Operational Readiness
Purpose
Operational readiness ensures the product, the team, and the infrastructure are ready for production before deployment. A product that meets all functional requirements but launches into an unprepared operations environment will fail. This skill covers technical readiness, process readiness, documentation readiness, and stakeholder readiness — the four pillars that must all be in place before Gate E.
When to Use
- Gate E (release readiness) is approaching and the ops readiness assessment needs to be done
- The operations team needs to be engaged for transition planning
- Monitoring, alerting, and runbooks need to be created or validated
- Rollback procedures need to be planned and tested
- Support model and escalation paths need to be defined
- SLO definitions need to be agreed between product and operations teams
Instructions
Step 1: Engage the Operations Team Early
Operations readiness cannot be completed in the week before deployment. Engage the operations team from Phase 5 (or earlier for complex products):
- Introduce the product, its architecture, and its dependencies
- Walk through the deployment plan and rollback procedure
- Identify ops-specific requirements (monitoring, alerting, runbooks)

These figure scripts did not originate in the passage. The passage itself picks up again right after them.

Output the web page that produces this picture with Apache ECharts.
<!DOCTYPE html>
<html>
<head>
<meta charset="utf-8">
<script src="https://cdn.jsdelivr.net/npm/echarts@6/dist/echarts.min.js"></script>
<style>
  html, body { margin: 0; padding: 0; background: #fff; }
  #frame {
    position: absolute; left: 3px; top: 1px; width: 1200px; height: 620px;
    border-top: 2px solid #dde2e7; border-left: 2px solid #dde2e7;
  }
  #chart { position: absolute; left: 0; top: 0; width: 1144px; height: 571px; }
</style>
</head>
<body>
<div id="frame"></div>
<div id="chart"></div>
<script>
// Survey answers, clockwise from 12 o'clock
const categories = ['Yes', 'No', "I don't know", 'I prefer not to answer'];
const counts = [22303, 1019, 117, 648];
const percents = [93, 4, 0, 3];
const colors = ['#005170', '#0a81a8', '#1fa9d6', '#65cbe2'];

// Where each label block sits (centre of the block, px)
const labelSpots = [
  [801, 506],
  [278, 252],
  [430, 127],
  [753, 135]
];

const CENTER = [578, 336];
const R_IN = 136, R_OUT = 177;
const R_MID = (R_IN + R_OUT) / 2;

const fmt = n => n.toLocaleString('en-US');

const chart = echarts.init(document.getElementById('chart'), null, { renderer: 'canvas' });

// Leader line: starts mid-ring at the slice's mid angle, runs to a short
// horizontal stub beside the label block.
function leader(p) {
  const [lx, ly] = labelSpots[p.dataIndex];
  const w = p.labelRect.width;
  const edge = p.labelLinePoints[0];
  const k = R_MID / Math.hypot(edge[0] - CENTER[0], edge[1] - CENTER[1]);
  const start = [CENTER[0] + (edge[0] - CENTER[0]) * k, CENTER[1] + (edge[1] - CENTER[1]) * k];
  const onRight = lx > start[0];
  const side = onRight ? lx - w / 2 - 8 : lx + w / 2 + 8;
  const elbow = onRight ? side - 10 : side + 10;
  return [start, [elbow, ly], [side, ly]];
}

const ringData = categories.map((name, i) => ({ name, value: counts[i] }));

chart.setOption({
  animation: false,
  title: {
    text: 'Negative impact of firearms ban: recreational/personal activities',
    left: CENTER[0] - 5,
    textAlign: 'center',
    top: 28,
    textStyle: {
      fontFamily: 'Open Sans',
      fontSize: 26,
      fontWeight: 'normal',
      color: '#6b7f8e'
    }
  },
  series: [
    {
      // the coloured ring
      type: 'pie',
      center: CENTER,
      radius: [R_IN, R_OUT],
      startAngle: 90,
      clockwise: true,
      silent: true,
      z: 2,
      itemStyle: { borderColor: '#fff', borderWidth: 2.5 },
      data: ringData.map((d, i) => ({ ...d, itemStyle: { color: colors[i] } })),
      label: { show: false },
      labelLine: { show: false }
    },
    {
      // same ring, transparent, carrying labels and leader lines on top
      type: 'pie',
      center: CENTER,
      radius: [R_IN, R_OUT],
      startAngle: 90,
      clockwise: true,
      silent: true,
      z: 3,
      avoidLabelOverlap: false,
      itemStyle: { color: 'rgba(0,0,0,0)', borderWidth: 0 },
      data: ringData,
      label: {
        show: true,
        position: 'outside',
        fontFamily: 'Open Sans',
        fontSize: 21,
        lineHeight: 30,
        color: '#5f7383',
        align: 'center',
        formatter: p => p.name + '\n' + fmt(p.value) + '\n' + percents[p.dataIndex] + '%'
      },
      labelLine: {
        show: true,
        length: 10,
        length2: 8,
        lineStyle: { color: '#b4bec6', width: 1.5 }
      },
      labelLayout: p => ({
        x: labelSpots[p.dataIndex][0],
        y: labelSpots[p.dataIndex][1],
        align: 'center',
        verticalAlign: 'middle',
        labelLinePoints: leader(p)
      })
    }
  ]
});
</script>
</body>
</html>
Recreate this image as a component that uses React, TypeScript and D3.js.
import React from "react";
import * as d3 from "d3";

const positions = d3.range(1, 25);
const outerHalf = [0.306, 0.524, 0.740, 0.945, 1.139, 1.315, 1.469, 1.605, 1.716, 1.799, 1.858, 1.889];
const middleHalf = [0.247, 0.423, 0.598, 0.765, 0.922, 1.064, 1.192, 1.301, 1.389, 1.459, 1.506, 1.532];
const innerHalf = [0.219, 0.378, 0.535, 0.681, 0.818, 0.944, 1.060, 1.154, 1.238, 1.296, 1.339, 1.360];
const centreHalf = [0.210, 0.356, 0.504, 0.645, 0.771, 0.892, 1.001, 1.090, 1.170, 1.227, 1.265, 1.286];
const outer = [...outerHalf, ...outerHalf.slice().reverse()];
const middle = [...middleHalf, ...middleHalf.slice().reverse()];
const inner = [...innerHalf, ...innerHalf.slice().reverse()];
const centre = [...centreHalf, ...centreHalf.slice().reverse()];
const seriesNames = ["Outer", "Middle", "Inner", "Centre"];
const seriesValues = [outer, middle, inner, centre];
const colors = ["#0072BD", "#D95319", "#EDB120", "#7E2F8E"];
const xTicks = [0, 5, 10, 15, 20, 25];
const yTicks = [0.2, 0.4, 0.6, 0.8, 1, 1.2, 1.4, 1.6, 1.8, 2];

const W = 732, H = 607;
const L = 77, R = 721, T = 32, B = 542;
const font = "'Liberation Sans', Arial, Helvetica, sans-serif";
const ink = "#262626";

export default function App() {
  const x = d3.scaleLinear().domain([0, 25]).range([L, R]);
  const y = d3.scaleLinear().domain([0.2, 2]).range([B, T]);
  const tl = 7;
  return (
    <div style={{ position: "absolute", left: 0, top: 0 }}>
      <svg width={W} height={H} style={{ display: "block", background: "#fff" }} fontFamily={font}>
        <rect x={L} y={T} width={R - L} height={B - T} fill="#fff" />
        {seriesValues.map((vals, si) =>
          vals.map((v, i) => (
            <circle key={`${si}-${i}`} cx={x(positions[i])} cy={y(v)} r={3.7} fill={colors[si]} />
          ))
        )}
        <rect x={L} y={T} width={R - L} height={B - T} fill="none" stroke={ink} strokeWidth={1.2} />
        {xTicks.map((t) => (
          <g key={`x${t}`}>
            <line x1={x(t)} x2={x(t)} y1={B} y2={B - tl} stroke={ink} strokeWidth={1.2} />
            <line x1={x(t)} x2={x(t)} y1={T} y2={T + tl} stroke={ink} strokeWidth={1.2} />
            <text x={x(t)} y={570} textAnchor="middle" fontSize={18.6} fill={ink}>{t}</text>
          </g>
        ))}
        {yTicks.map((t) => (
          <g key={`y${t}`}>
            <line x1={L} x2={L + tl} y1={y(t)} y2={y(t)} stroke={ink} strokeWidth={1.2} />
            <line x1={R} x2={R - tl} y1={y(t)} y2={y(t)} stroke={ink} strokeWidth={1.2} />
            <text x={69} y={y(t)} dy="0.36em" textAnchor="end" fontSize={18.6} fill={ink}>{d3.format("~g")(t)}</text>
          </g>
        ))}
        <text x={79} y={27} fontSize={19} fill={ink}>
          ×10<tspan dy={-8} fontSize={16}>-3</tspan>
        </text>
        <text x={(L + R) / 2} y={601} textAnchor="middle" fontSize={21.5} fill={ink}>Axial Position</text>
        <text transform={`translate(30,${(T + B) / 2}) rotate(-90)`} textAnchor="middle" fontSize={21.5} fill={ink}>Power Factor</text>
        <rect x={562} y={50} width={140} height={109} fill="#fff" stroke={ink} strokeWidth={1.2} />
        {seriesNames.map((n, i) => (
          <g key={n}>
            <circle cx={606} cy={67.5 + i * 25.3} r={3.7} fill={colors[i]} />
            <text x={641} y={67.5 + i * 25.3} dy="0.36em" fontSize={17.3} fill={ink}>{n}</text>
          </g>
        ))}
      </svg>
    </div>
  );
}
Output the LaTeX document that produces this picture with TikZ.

- Agree on the support model for hypercare period
Step 2: Assess Technical Readiness
Work through the technical readiness checklist in references/readiness-checklist.md:
- Infrastructure provisioned and tested in production-equivalent environment
- Monitoring configured: metrics collection, dashboards active
- Alerts set and tested: alert thresholds calibrated, notification channels tested
- Runbooks created for all common operational scenarios
- Deployment procedure documented and tested in staging
- Data migration completed and verified (if applicable)
- Performance baseline established (load test results documented)
Step 3: Assess Process Readiness
- Support team trained on the product
- Escalation paths defined: who to call for what type of incident
- Incident response plan documented and reviewed
- On-call schedule defined for hypercare period
- Communication plan for outages prepared
Step 4: Assess Documentation Readiness
- User documentation complete and reviewed
- API documentation complete (if external API)
- Runbooks complete for all P1 and P2 incident scenarios
- Architecture documentation updated to reflect production deployment
Step 5: Assess AI/ML Readiness (if AI component)
- Model monitoring configured: drift detection, accuracy tracking, latency monitoring
- Drift alerts set and tested
- Retraining pipeline documented and tested in staging
- Model card finalized with production deployment details added
- AI-specific runbooks created (model degradation, drift alert, emergency rollback)
Step 6: Assess Go-live Readiness
Final pre-deployment checks:
- Rollback plan tested: confirm rollback procedure can be executed within defined RTO
- Data migration tested: data integrity verified after migration rehearsal
- Performance tested: load test results show system handles expected traffic
- Security scan completed: no critical or high vulnerabilities open
- Sign-offs obtained: all required approvers have signed the release plan
Step 7: Produce Operations Handover Document
Document the operational handover in templates/phase-5/operational-transition-pack.md.template:
- System overview for ops team
- Architecture diagram with infrastructure components
- Monitoring dashboard links
- Alert definitions and response guidance
- Runbook index
- Escalation contacts
- SLO definitions and alert thresholds
- Known limitations and workarounds
Step 8: Define SLOs
Before Gate E, SLOs must be agreed and documented:
- Availability SLO: e.g., 99.5% uptime per month
- Latency SLO: e.g., p99 ≤ 500ms for API calls
- Error rate SLO: e.g., < 1% 5xx errors per hour
- AI-specific SLOs (if AI): e.g., model inference p99 ≤ 200ms, accuracy ≥ 0.85
- SLO breach thresholds: define when SLO breach triggers incident
Key Principles
- Operations readiness starts in Phase 2 — architecture decisions must consider operational requirements from the beginning.
- Runbooks are tested, not written — a runbook that has not been rehearsed is a documentation artefact, not an operational tool.
- Rollback plans must be tested — testing in staging before production deployment is mandatory; a rollback untested is a rollback unavailable.
- SLOs are agreements, not aspirations — they must be achievable and must have consequences when breached.
- Hypercare is planned, not improvised — the hypercare plan (who is on-call, for how long, what triggers escalation) must be agreed before go-live.
Reference Materials
references/readiness-checklist.md — Detailed readiness checklists for all readiness dimensions
templates/phase-5/operational-transition-pack.md.template — Operations handover template
- Schema:
schemas/release-readiness.schema.json
Quality Checks
- Technical readiness checklist fully completed (no gaps)
- All runbooks reviewed and tested by operations team
- Rollback plan tested in staging environment
- SLOs defined, agreed, and configured in monitoring system
- Operations team confirmed self-sufficient (sign-off obtained)
- AI monitoring live and tested alerts working (if AI component)
- Operations handover document produced and approved